The security of cash transfers was a concern, In Somalia, security risks are avoided by the use of money transfer companies who charge a 5% fee and take responsibility for any losses. In the case of the Oxfam-GB Turkana project, the government armed security forces are used and the cash delivery schedule is kept secret. However the use of government-armed security escort is a mandatory component of any type of humanitarian work in the North East of Turkana not just for cash interventions. Questions were raised concerning the most appropriate contexts for cash for work - whether during or after an acute emergency, particularly in view of the types of assets created and the lack of quality of works programmes, as opposed to meeting more immediate needs. There was also some discussion of the most appropriate time to provide cash in relation to the harvest period, and how this compared to food distributions.
There was interest in the use of cash programmes targeted at widows and orphans as part of broader HIV/AIDS interventions; home based care programmes involving food aid in Southern Africa should also consider the potential for cash inputs. Yet there was also concern about women being responsible for the high debt burdens that have been shown to exist in various disaster contexts.

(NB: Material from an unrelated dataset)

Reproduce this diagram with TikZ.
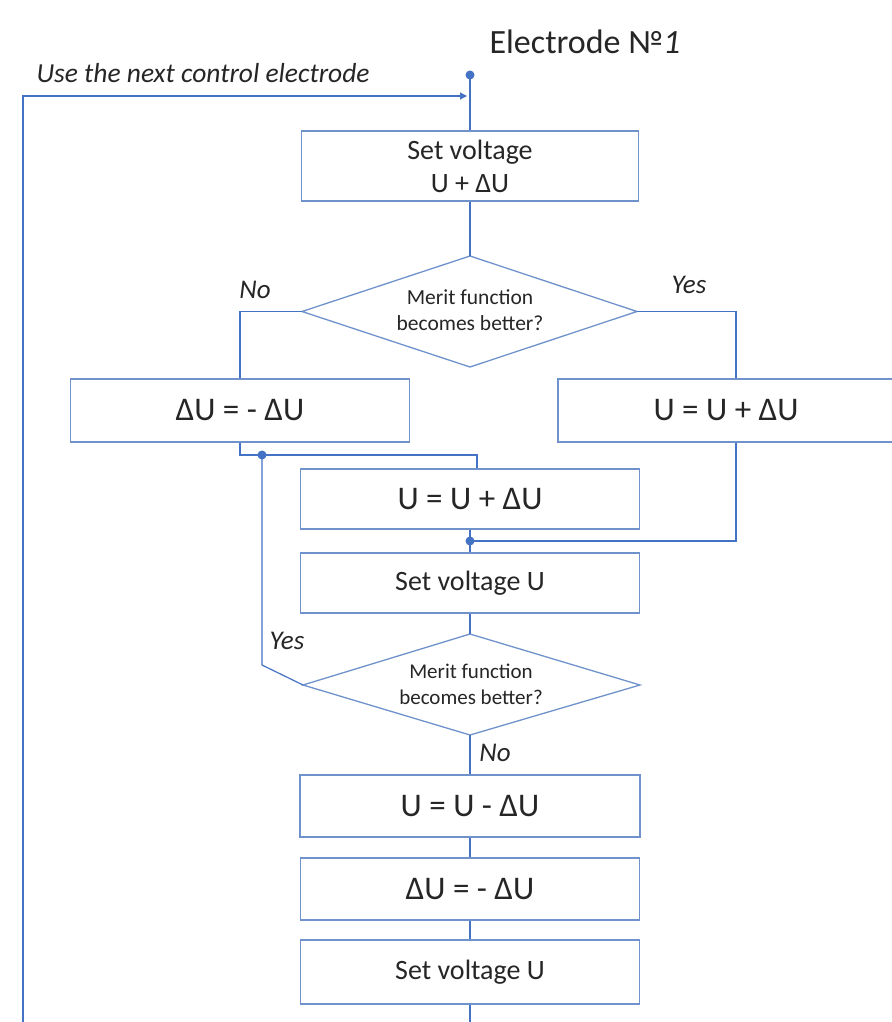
\documentclass[tikz,border=0pt]{standalone}
\usepackage{fontspec}
\setmainfont{Carlito}
\usetikzlibrary{shapes.geometric,arrows.meta}
\definecolor{lineblue}{HTML}{4472C4}
\definecolor{boxblue}{HTML}{7092CC}
\definecolor{txt}{HTML}{262626}
\begin{document}
\begin{tikzpicture}[x=1pt,y=-1pt,
  conn/.style={draw=lineblue,line width=1.2pt},
  box/.style={rectangle,draw=boxblue,line width=1.4pt,text=txt,align=center,inner sep=0pt},
  diaedge/.style={draw=boxblue,line width=1.3pt,line join=miter},
  dtextnode/.style={text=txt,align=center,inner sep=0pt,font=\fontsize{21.5}{26}\selectfont},
  small/.style={font=\fontsize{28}{33}\selectfont},
  big/.style={font=\fontsize{33}{36}\selectfont},
  lab/.style={text=txt,font=\fontsize{27}{30}\selectfont\itshape},
  dot/.style={circle,fill=lineblue,inner sep=0pt,minimum size=9pt}]
\useasboundingbox (0,0) rectangle (891,1022);
\fill[white] (0,0) rectangle (891,1022);

\node[text=txt,font=\fontsize{34}{36}\selectfont] (title) at (585,42) {Electrode №\textit{1}};
\node[text=txt,font=\fontsize{27.5}{30}\selectfont\itshape,anchor=west] (use) at (33,73) {Use the next control electrode};

\node[box,small,minimum width=337pt,minimum height=70pt] (b1) at (470,166) {Set voltage\\U + ΔU};
% diamond 1
\coordinate (d1n) at (470,256);
\coordinate (d1e) at (637,311.5);
\coordinate (d1s) at (470,367);
\coordinate (d1w) at (302,311.5);
\draw[diaedge] (d1n) -- (d1e) -- (d1s) -- (d1w) -- cycle;
\node[dtextnode] (d1) at (470,310) {Merit function\\becomes better?};

\node[box,big,minimum width=339pt,minimum height=63pt] (b2) at (240,410.5) {ΔU = - ΔU};
\node[box,big,minimum width=336pt,minimum height=63pt] (b3) at (726,410.5) {U = U + ΔU};
\node[box,big,minimum width=339pt,minimum height=60pt] (b4) at (470,499) {U = U + ΔU};
\node[box,small,minimum width=339pt,minimum height=60pt] (b5) at (470,583) {Set voltage U};
% diamond 2
\coordinate (d2n) at (470,634);
\coordinate (d2e) at (640,685);
\coordinate (d2s) at (470,735);
\coordinate (d2w) at (303,685);
\draw[diaedge] (d2n) -- (d2e) -- (d2s) -- (d2w) -- cycle;
\node[dtextnode,font=\fontsize{21}{26}\selectfont] (d2) at (471,684) {Merit function\\becomes better?};

\node[box,big,minimum width=340pt,minimum height=62pt] (b6) at (470,806) {U = U - ΔU};
\node[box,big,minimum width=339pt,minimum height=62pt] (b7) at (470,889) {ΔU = - ΔU};
\node[box,small,minimum width=339pt,minimum height=64pt] (b8) at (470,972) {Set voltage U};

\node[lab] (no1) at (255,290) {No};
\node[lab] (yes1) at (689,285) {Yes};
\node[lab] (yes2) at (287,641) {Yes};
\node[lab] (no2) at (495,753) {No};

\coordinate (start) at (470,75);
\coordinate (lc) at (23,1022);
\coordinate (lt) at (23,96);
\coordinate (arr) at (467,96);
\coordinate (j1) at (262,455);
\coordinate (k) at (262,665);
\coordinate (j2) at (470,541);
\coordinate (endb) at (470,1022);

\draw[conn] (start) -- (b1.north);
\draw[conn,-{Triangle[length=7pt,width=7pt]}] (lc) -- (lt) -- (arr);
\draw[conn] (b1.south) -- (d1n);
\draw[conn] (d1w) -| (b2.north);
\draw[conn] (d1e) -| ([xshift=10pt]b3.north);
\draw[conn] (b2.south) |- (j1) -| ([xshift=7pt]b4.north);
\draw[conn] (j1) -- (k) -- (d2w);
\draw[conn] (b4.south) -- (j2) -- (b5.north);
\draw[conn] ([xshift=10pt]b3.south) |- (j2);
\draw[conn] (b5.south) -- (d2n);
\draw[conn] (d2s) -- (b6.north);
\draw[conn] (b6.south) -- (b7.north);
\draw[conn] (b7.south) -- (b8.north);
\draw[conn] (b8.south) -- (endb);

\node[dot] (dstart) at (start) {};
\node[dot] (dj1) at (j1) {};
\node[dot] (dj2) at (j2) {};
\end{tikzpicture}
\end{document}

In terms of nutrition, the question was raised as to whether cash has any impact on malnutrition, especially among under 5s, or whether it is better for more general livelihood security. Food aid is sometimes seen as having greater nutritional impact than cash based interventions but this has to be balanced against claims for the greater cost effectiveness of cash based approaches. There is also evidence of ability of cash to enable households to purchase a wider range of foodstuffs. In short, there are arguments for both sides, and the evidence is inconclusive.